> Set problem
Quote word for word the lines below, beginning with the first and ending with the one that has "0.6, 0.55, 0.31, 0.45, 0.43, 0.47]". Drop the pictures.

> Material
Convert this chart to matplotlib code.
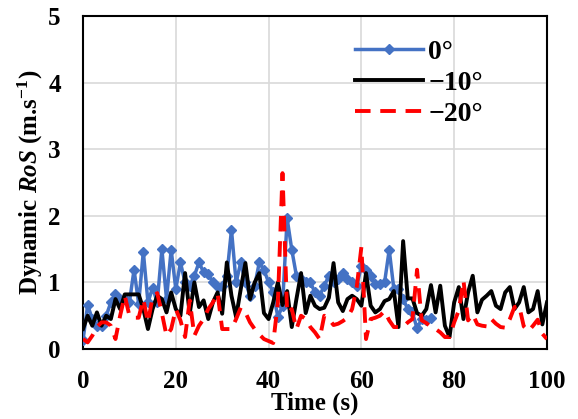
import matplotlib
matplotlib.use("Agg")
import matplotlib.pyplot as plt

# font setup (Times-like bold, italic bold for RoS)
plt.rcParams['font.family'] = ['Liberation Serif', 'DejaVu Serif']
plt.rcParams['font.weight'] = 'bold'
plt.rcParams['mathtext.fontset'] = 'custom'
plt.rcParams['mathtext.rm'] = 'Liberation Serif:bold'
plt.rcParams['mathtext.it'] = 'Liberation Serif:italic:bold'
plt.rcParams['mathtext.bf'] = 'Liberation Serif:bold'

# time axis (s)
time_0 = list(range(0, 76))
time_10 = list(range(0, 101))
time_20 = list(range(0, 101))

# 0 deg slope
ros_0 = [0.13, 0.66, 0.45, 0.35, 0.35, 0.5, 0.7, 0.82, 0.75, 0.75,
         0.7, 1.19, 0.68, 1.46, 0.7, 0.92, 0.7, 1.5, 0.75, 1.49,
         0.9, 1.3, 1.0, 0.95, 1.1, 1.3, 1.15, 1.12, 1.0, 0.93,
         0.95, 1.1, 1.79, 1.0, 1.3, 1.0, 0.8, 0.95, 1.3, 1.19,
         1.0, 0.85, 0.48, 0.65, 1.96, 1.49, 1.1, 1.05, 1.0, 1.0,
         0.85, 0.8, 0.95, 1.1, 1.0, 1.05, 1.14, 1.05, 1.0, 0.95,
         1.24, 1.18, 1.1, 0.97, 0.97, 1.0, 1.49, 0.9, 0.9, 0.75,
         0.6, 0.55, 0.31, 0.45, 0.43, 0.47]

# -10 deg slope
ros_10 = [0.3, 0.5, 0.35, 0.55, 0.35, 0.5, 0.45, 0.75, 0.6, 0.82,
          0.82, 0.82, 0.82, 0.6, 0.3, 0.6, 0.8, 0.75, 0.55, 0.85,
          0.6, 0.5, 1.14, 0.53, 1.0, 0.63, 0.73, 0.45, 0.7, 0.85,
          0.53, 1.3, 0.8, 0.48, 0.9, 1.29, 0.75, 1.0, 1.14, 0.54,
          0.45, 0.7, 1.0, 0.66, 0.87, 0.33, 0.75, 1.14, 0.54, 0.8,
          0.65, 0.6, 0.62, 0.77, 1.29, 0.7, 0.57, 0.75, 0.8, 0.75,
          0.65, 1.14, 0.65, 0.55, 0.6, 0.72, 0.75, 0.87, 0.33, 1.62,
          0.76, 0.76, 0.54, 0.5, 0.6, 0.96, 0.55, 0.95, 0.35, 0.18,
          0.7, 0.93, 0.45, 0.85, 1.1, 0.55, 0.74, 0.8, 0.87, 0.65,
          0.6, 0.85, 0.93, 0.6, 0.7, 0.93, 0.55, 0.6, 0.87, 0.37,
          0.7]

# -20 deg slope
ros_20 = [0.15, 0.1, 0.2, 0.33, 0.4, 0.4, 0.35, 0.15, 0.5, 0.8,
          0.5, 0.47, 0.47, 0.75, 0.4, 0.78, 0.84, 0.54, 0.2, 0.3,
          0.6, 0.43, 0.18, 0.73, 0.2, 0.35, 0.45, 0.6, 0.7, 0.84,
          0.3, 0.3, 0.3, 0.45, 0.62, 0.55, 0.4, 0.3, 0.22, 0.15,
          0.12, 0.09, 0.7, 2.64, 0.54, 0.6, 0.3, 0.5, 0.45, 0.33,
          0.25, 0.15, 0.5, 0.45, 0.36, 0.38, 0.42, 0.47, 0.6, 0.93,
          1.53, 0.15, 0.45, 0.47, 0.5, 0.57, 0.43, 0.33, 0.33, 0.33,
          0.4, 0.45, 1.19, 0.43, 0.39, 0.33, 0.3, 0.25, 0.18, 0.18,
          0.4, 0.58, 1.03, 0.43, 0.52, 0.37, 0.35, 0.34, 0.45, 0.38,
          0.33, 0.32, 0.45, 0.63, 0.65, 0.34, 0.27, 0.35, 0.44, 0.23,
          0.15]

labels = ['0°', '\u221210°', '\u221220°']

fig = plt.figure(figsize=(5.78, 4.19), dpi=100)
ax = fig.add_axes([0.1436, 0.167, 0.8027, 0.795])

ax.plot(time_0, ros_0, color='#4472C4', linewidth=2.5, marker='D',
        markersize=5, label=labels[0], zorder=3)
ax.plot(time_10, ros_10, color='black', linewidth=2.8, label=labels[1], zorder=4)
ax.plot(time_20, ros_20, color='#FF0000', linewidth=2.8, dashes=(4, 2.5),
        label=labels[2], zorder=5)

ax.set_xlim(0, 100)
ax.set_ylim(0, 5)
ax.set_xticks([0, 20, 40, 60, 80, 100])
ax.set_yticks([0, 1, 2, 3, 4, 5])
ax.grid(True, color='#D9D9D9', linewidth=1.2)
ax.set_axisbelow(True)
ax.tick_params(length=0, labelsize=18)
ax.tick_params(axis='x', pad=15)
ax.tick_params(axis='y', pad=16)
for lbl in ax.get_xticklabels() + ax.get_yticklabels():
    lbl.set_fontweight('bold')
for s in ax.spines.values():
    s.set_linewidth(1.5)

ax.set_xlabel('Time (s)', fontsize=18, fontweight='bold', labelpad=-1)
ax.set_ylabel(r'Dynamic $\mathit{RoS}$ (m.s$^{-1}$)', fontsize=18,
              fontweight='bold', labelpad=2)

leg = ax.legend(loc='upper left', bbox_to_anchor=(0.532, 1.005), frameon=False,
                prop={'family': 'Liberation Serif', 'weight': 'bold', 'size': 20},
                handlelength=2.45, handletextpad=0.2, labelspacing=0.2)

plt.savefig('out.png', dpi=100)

> Exercise solution
Convert this chart to matplotlib code.
import matplotlib
matplotlib.use("Agg")
import matplotlib.pyplot as plt

# font setup (Times-like bold, italic bold for RoS)
plt.rcParams['font.family'] = ['Liberation Serif', 'DejaVu Serif']
plt.rcParams['font.weight'] = 'bold'
plt.rcParams['mathtext.fontset'] = 'custom'
plt.rcParams['mathtext.rm'] = 'Liberation Serif:bold'
plt.rcParams['mathtext.it'] = 'Liberation Serif:italic:bold'
plt.rcParams['mathtext.bf'] = 'Liberation Serif:bold'

# time axis (s)
time_0 = list(range(0, 76))
time_10 = list(range(0, 101))
time_20 = list(range(0, 101))

# 0 deg slope
ros_0 = [0.13, 0.66, 0.45, 0.35, 0.35, 0.5, 0.7, 0.82, 0.75, 0.75,
         0.7, 1.19, 0.68, 1.46, 0.7, 0.92, 0.7, 1.5, 0.75, 1.49,
         0.9, 1.3, 1.0, 0.95, 1.1, 1.3, 1.15, 1.12, 1.0, 0.93,
         0.95, 1.1, 1.79, 1.0, 1.3, 1.0, 0.8, 0.95, 1.3, 1.19,
         1.0, 0.85, 0.48, 0.65, 1.96, 1.49, 1.1, 1.05, 1.0, 1.0,
         0.85, 0.8, 0.95, 1.1, 1.0, 1.05, 1.14, 1.05, 1.0, 0.95,
         1.24, 1.18, 1.1, 0.97, 0.97, 1.0, 1.49, 0.9, 0.9, 0.75,
         0.6, 0.55, 0.31, 0.45, 0.43, 0.47]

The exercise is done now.